Fuel poverty can be seen from many points of view. Let’s have a look at the influence it’s had on one particular generation of Americans, those referred to as “millennials”. To understand them is to know their life experiences.
Gen “Y”, the name given to those born in the 1980’s and 1990’s, have taken over the baby-boomers as America’s largest generation. They’ve also surpassed Gen “X” as the largest generation in U.S. labor.
There’s been much discussion and debate about who they really are. They’ve been largely misunderstood by the generations which came before them, sometimes given labels with negative connotations. When we examine the facts, we get a glimpse into who they are, what they stand for, and what influenced their upbringing.
Let’s start by focusing on their late teens. When they approached graduation, employment prospects were declining. Many coped with the situation by living with their parents a bit longer than expected. Others borrowed staggering sums of money for a college career. That debt became especially hard to pay back after graduation, when their education made them “overqualified” in a stagnant job market. Low household incomes made energy costs difficult.
Although we’re not talking about the kind of desperate poverty our country experienced during the Great Depression, it was a painfully slow-growing economy. No doubt, this played a role in their world view.
Fuel poverty was happening during the convergence of major discoveries in climate change and the sharp growth of renewable energy markets. This also played a role in their world view, and will eventually influence their future concerns as adults.
|“Two-thirds of young adults (aged 18 to 34) say they’re inclined to vote for a political candidate who supports cutting greenhouse gas emissions and increasing financial incentives for renewable energy, according to an online poll of 2,105 U.S. residents by the University of Texas at Austin. In contrast, just half of seniors (aged 65 or older) say they would lend such support.”
— Wendy Koch, National Geographic
The priorities of millennials are also on the minds of businesses as they are seen as the single largest growth market in the country. They’re moving into their prime spending years.

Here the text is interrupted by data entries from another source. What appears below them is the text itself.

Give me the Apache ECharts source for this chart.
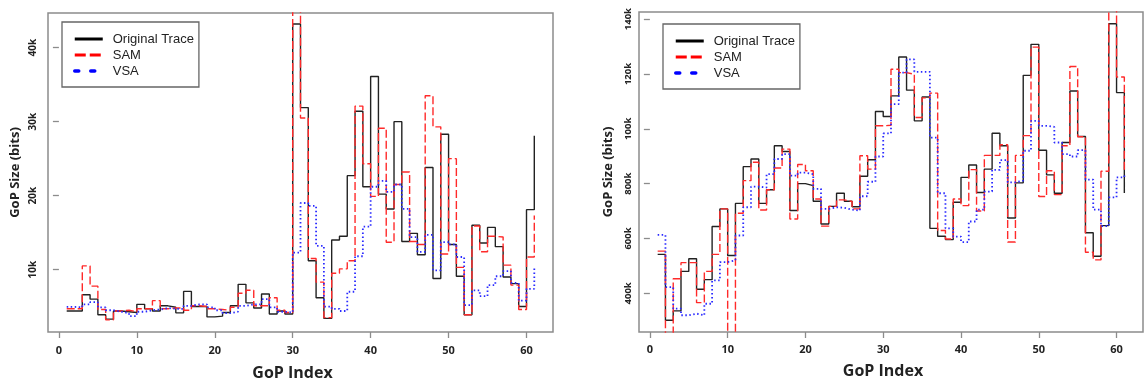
<!DOCTYPE html>
<html><head><meta charset="utf-8">
<script src="https://cdn.jsdelivr.net/npm/echarts@6/dist/echarts.min.js"></script>
<style>html,body{margin:0;padding:0;background:#fff}#c{width:1144px;height:386px}</style>
</head><body><div id="c"></div><script>
// ---------- data ----------
const gopIndex = [1,2,3,4,5,6,7,8,9,10,11,12,13,14,15,16,17,18,19,20,21,22,23,24,25,26,27,28,29,30,31,32,33,34,35,36,37,38,39,40,41,42,43,44,45,46,47,48,49,50,51,52,53,54,55,56,57,58,59,60,61];
const seriesNames = ['Original Trace', 'SAM', 'VSA'];

// Left panel (bits)
const leftOriginal = [4400,4400,6600,6000,3900,3300,4400,4300,4200,5300,4700,4400,5100,4900,4150,7050,5000,5000,3600,3700,4200,5100,8000,5500,4800,6700,4000,4400,4000,43200,31900,11200,6200,3400,14000,14500,22700,31400,21200,36100,20200,18200,30000,13800,14900,12000,23800,8800,28300,13400,9100,3900,16000,13600,15700,13100,9000,8100,5000,18100,28100];
const leftSAM = [4700,4700,10500,7760,4600,3200,4400,4500,4300,4700,4700,5800,4700,4800,4800,4500,5100,5000,4700,4600,4500,4900,6800,7200,5100,5100,6200,4500,4200,46000,30500,11500,8300,3500,9500,10100,11200,32100,24300,19900,29100,13700,21500,23200,13800,13400,33500,29300,12100,25000,10300,3900,15900,12400,14500,14400,10600,7900,4600,11700,17300];
const leftVSA = [4950,4900,5300,5600,4900,4500,4300,4100,3700,4300,4500,4600,4800,4700,4700,5100,5300,5300,4900,4500,4100,4300,5100,5300,5300,6000,4900,4300,4200,12300,19000,18600,13200,5000,4700,4400,7000,11800,15800,21200,22000,20500,21500,18200,14400,12400,14700,9900,13700,13400,11700,5200,7200,6400,7900,9100,9800,8200,5800,7400,10500];

// Right panel (bits)
const rightOriginal = [542000,302000,336000,480000,526000,415000,450000,644000,708000,538000,728000,862000,890000,728000,778000,938000,917000,702000,800000,793000,736000,653000,717000,765000,736000,716000,827000,887000,1063000,1045000,1120000,1262000,1141000,1029000,1116000,637000,608000,596000,732000,823000,868000,768000,853000,984000,938000,675000,803000,1195000,1308000,922000,832000,765000,950000,1138000,972000,621000,535000,647000,1383000,1132000,766000];
const rightSAM = [554000,250000,453000,512000,512000,366000,480000,542000,708000,250000,692000,811000,878000,704000,778000,857000,926000,671000,870000,847000,744000,645000,717000,741000,735000,708000,902000,853000,1011000,1013000,1217000,1205000,1199000,1041000,1113000,1130000,629000,598000,744000,720000,851000,700000,903000,903000,942000,587000,903000,975000,1298000,753000,847000,760000,938000,1227000,971000,550000,522000,845000,1450000,1189000,840000];
const rightVSA = [613000,423000,344000,320000,326000,320000,362000,447000,514000,520000,611000,714000,789000,786000,835000,890000,908000,829000,840000,835000,781000,708000,714000,712000,705000,702000,754000,807000,899000,983000,1090000,1205000,1253000,1208000,1208000,968000,765000,637000,607000,587000,662000,705000,771000,850000,886000,805000,811000,920000,1029000,1011000,1007000,950000,908000,899000,922000,815000,705000,645000,750000,823000,835000];

// Tick values and labels
const xTickValues = [0,10,20,30,40,50,60];
const leftYTickValues = [10000,20000,30000,40000];
const leftYTickLabels = ['10k','20k','30k','40k'];
const rightYTickValues = [400000,600000,800000,1000000,1200000,1400000];
const rightYTickLabels = ['400k','600k','800k','100k','120k','140k'];

// ---------- chart ----------
const axisFont = "'Open Sans', 'Liberation Sans', sans-serif";
const legendFont = "'Liberation Sans', Arial, sans-serif";
const boxColor = '#8c8c8c';
const textColor = '#222';

function pairs(vals) { return vals.map((v, i) => [gopIndex[i], v]); }

function xAxis(gi, gap, labelMargin) {
  return {
    gridIndex: gi, type: 'value', min: -1.4, max: 63.4,
    axisLine: { show: false }, splitLine: { show: false },
    axisTick: { show: true, length: 6, lineStyle: { color: boxColor, width: 1.3 }, customValues: xTickValues },
    axisLabel: { customValues: xTickValues, color: textColor, fontWeight: 'bold', fontSize: 11, fontFamily: axisFont, margin: labelMargin },
    name: 'GoP Index', nameLocation: 'middle', nameGap: gap,
    nameTextStyle: { color: textColor, fontWeight: 'bold', fontSize: 16, fontFamily: axisFont, padding: [0, 16, 0, 0] }
  };
}
function yAxis(gi, min, max, vals, labels, fs, labelMargin, gap) {
  return {
    gridIndex: gi, type: 'value', min: min, max: max,
    axisLine: { show: false }, splitLine: { show: false },
    axisTick: { show: true, length: 6, lineStyle: { color: boxColor, width: 1.3 }, customValues: vals },
    axisLabel: { customValues: vals, rotate: 90, color: textColor, fontWeight: 'bold', fontSize: fs, fontFamily: axisFont, margin: labelMargin,
      formatter: v => { const k = vals.indexOf(v); return k >= 0 ? labels[k] : ''; } },
    name: 'GoP Size (bits)', nameLocation: 'middle', nameGap: gap,
    nameTextStyle: { color: textColor, fontWeight: 'bold', fontSize: 13, fontFamily: axisFont }
  };
}
const lineStyles = [
  { color: '#222222', width: 1.4, type: 'solid' },
  { color: '#ff2a2a', width: 1.4, type: [8, 3] },
  { color: '#2a2aff', width: 1.8, type: [1.5, 2.5] }
];
const legendStyles = [
  { color: '#000', width: 3, type: 'solid' },
  { color: '#ff0000', width: 3, type: [11, 4] },
  { color: '#0000ff', width: 3.5, type: [4, 12], cap: 'round' }
];
function mkSeries(gi, arrays) {
  return arrays.map((arr, k) => ({
    name: seriesNames[k], type: 'line', step: 'end', symbol: 'none',
    xAxisIndex: gi, yAxisIndex: gi, data: pairs(arr),
    lineStyle: lineStyles[k], itemStyle: { color: lineStyles[k].color },
    emphasis: { disabled: true }, silent: true, animation: false, z: 2 + k
  }));
}
function legend(left, top) {
  return {
    orient: 'vertical', left: left, top: top, selectedMode: false,
    padding: [10, 5, 9, 11], itemGap: 2, itemWidth: 28, itemHeight: 14,
    borderColor: '#666', borderWidth: 1.3, backgroundColor: '#fff',
    textStyle: { fontFamily: legendFont, fontSize: 13, color: textColor, padding: [0, 0, 0, 5], lineHeight: 14 },
    itemStyle: { opacity: 0 },
    data: seriesNames.map((n, k) => ({ name: n, lineStyle: legendStyles[k], itemStyle: { opacity: 0 } }))
  };
}

const chart = echarts.init(document.getElementById('c'), null, { renderer: 'canvas' });
chart.setOption({
  animation: false,
  backgroundColor: '#fff',
  grid: [
    { left: 48, top: 13, width: 505, height: 322, show: true, borderColor: boxColor, borderWidth: 1.5, backgroundColor: 'transparent' },
    { left: 639, top: 12, width: 504, height: 320, show: true, borderColor: boxColor, borderWidth: 1.5, backgroundColor: 'transparent' }
  ],
  xAxis: [xAxis(0, 33, 13), xAxis(1, 31, 12)],
  yAxis: [
    yAxis(0, 1560, 44690, leftYTickValues, leftYTickLabels, 10, 10, 26),
    yAxis(1, 259000, 1426000, rightYTickValues, rightYTickLabels, 9.5, 6, 24)
  ],
  legend: [legend(62, 22), legend(663, 24)],
  series: [].concat(
    mkSeries(0, [leftOriginal, leftSAM, leftVSA]),
    mkSeries(1, [rightOriginal, rightSAM, rightVSA])
  )
});
</script></body></html>
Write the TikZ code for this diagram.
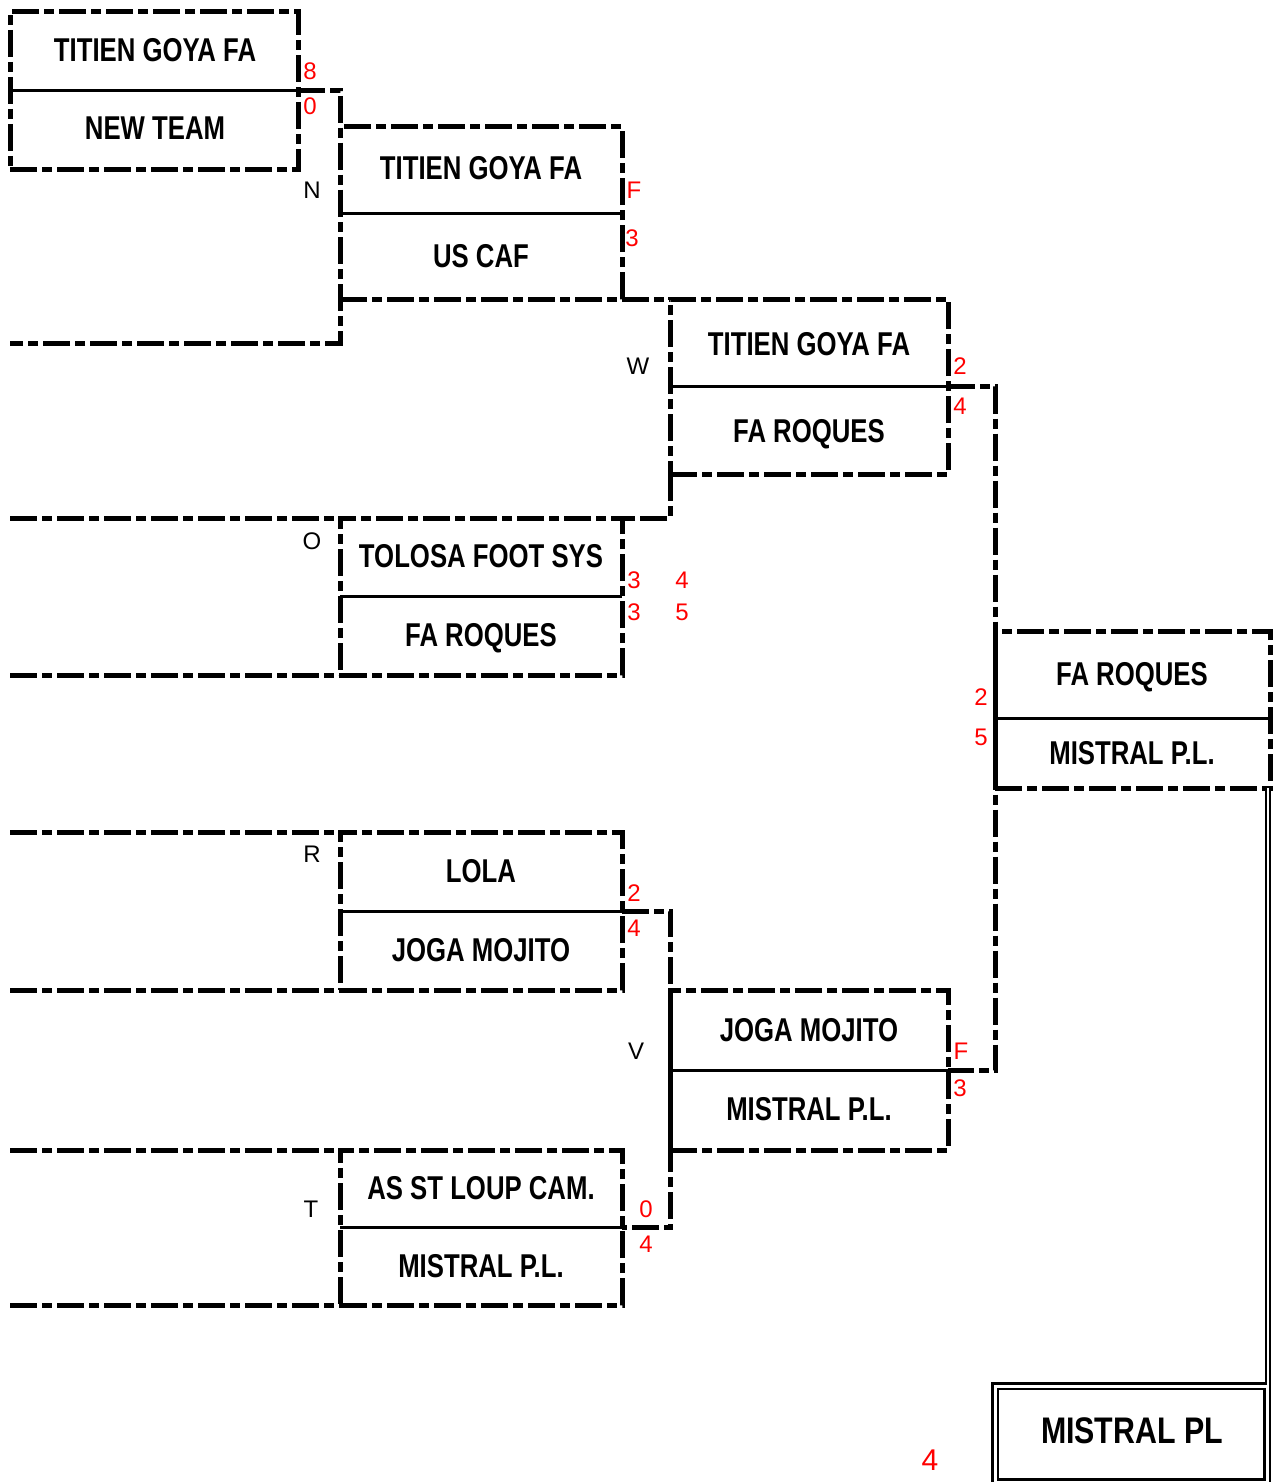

Before, their spending was a blip on the radar screens of analysts, CEO’s and COO’s were already preparing for change.
So, how does this affect fuel poverty? To understand how a country responds to an issue, we need to know where it’s willing to spend money. Based on research from a number of sources we can piece together a rough profile. For example, the Roosevelt Institute Campus Network organized a project where a group of 18- to-26-year-olds published a budget and was actually scored by the CBO. It says:
|“The economic downturn has created an incredible opportunity to rebuild the American economy in a more sustainable, eﬃcient mold. They are committed to ﬁghting energy scarcity and global warming while investing in communities and listening to community voices.”
Although one example doesn’t speak for all millennials, it sends a powerful message that mimics the sensibilities found elsewhere. These views can be observed (to varying degrees) from many young men and women, irrespective of economic status or political leanings.
The “Budget for a Millennial America” is created by millennials, it’s well researched, and is economically viable! In the context of this discussion, it’s important because it also directly addresses “energy scarcity”.
In another example, a poll by the Center for Marketing and Opinion Research at the University of Akron’s Bliss Institute of Applied Politics, found that 57 percent of 1,000 Ohio millennials named economic inequality and poverty as their biggest concerns.
Clearly, a trend is emerging from one of the biggest and most influential generations in America. It’s inevitable that this generation will have an impact on corporate behavior, political policies, and technical innovation. What makes the coming changes so different from today is that, there will also be more attention focused on poverty. Innovations in energy generation and distribution will no doubt add a bit of diversity to the mix as well.